* begin GIVEN RECORDS *

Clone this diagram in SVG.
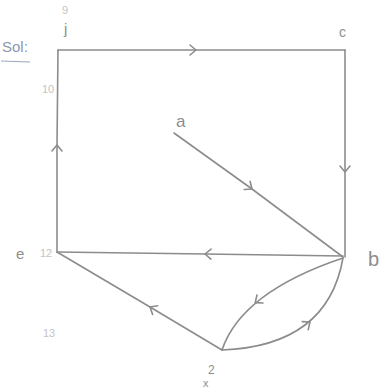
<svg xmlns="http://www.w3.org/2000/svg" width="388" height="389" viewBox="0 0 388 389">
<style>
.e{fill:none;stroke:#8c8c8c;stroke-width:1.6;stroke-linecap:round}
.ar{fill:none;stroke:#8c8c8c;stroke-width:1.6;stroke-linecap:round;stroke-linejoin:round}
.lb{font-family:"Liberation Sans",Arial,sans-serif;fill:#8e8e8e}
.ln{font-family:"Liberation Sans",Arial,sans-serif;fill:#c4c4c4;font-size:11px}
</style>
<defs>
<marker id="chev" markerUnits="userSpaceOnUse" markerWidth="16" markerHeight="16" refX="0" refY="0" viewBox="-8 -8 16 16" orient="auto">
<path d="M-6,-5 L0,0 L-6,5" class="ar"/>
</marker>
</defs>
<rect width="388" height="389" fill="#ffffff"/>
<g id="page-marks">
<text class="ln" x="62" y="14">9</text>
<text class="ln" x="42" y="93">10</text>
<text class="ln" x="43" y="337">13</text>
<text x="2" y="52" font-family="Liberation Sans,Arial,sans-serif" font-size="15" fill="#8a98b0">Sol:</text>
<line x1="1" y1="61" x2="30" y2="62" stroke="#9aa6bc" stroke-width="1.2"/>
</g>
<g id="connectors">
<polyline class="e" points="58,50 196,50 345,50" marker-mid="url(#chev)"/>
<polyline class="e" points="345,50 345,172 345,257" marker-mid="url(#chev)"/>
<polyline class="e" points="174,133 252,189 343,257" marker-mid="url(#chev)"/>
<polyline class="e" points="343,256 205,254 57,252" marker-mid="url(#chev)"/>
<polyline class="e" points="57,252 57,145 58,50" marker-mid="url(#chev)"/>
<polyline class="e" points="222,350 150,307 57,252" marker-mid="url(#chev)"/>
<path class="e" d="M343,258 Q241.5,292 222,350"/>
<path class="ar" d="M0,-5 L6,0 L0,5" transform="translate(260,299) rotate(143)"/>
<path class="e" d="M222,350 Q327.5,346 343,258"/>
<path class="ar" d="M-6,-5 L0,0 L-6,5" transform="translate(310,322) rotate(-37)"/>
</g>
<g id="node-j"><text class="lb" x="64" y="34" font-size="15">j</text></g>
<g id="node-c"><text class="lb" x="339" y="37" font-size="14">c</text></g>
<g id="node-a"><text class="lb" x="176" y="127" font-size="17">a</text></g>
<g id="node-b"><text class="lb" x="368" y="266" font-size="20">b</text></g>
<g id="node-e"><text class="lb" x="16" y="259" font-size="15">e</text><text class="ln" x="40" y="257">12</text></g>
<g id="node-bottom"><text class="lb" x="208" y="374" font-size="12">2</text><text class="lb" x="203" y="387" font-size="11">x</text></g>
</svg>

* end GIVEN RECORDS *
* begin GIVEN RECORDS *

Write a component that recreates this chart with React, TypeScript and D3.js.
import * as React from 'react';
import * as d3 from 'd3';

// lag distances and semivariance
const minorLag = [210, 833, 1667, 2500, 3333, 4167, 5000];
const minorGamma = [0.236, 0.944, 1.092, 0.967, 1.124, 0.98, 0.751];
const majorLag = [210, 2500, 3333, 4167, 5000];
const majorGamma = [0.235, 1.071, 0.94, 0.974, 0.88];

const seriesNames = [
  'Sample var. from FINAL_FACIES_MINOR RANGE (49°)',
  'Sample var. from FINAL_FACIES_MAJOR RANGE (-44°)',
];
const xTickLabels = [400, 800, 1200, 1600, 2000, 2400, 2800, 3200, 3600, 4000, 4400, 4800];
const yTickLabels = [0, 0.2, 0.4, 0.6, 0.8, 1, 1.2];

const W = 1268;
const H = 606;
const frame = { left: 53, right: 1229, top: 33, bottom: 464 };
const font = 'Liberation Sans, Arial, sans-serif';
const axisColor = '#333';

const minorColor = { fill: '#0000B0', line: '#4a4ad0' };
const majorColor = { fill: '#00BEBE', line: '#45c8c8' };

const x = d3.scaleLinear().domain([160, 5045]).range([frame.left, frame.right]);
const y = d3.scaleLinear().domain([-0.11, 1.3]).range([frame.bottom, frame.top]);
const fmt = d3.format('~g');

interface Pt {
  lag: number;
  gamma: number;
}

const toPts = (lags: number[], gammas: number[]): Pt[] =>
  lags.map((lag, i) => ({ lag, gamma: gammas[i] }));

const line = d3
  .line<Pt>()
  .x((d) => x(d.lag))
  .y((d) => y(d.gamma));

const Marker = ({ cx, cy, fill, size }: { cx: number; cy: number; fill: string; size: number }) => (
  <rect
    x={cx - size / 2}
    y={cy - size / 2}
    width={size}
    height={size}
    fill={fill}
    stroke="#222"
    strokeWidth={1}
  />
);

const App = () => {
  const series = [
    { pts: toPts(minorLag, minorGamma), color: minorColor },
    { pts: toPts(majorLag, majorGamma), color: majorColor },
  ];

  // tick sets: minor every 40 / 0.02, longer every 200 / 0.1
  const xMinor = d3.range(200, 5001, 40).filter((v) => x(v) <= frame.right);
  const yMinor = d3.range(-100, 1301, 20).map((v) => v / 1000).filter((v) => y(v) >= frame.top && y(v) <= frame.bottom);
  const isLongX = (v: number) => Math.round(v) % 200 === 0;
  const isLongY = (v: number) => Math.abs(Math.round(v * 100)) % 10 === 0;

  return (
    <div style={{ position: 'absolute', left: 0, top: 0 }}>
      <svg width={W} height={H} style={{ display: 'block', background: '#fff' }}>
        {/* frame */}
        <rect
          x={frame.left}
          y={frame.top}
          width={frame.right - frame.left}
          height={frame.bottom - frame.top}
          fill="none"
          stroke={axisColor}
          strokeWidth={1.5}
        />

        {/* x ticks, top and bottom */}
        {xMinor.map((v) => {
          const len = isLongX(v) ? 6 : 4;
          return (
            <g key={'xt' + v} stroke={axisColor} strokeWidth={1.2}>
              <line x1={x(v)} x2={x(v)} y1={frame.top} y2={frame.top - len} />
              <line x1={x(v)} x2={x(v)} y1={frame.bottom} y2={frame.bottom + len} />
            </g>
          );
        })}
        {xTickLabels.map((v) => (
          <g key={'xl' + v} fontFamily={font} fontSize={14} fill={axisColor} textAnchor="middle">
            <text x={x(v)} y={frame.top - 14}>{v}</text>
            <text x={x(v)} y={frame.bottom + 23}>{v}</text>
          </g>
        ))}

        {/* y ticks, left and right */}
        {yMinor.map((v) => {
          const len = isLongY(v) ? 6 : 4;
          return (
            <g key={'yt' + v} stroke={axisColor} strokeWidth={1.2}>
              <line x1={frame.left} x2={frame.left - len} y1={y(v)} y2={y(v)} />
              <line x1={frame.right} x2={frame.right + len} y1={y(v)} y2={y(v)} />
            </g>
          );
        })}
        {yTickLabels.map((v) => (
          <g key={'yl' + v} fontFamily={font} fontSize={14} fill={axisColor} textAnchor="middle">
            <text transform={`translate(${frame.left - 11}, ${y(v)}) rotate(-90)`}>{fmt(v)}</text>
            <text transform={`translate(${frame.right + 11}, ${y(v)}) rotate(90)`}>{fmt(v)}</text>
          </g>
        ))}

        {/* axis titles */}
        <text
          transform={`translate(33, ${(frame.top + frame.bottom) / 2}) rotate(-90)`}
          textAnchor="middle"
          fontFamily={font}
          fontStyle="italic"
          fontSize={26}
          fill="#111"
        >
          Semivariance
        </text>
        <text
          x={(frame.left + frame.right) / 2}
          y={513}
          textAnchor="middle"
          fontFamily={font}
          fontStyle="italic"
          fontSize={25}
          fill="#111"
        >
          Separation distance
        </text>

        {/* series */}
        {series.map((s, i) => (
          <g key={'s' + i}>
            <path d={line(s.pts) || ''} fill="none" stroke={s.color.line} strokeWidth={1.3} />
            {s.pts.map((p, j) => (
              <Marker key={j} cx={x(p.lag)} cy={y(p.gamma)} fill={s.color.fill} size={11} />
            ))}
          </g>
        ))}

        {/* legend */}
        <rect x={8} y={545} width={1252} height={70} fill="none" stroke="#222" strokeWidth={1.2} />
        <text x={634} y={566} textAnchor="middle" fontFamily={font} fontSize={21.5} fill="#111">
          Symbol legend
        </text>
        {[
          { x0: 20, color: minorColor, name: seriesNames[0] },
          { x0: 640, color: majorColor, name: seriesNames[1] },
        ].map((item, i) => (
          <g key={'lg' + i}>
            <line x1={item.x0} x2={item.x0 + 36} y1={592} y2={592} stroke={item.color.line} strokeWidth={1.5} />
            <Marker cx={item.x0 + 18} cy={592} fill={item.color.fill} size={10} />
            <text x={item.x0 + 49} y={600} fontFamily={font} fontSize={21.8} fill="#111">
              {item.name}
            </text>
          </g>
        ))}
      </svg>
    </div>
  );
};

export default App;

* end GIVEN RECORDS *

- _WHAT TO PRODUCE_: Copy all lines from the entries that contain the word "this".

- _COMPLETE OUTPUT_:
Clone this diagram in SVG.
Write a component that recreates this chart with React, TypeScript and D3.js.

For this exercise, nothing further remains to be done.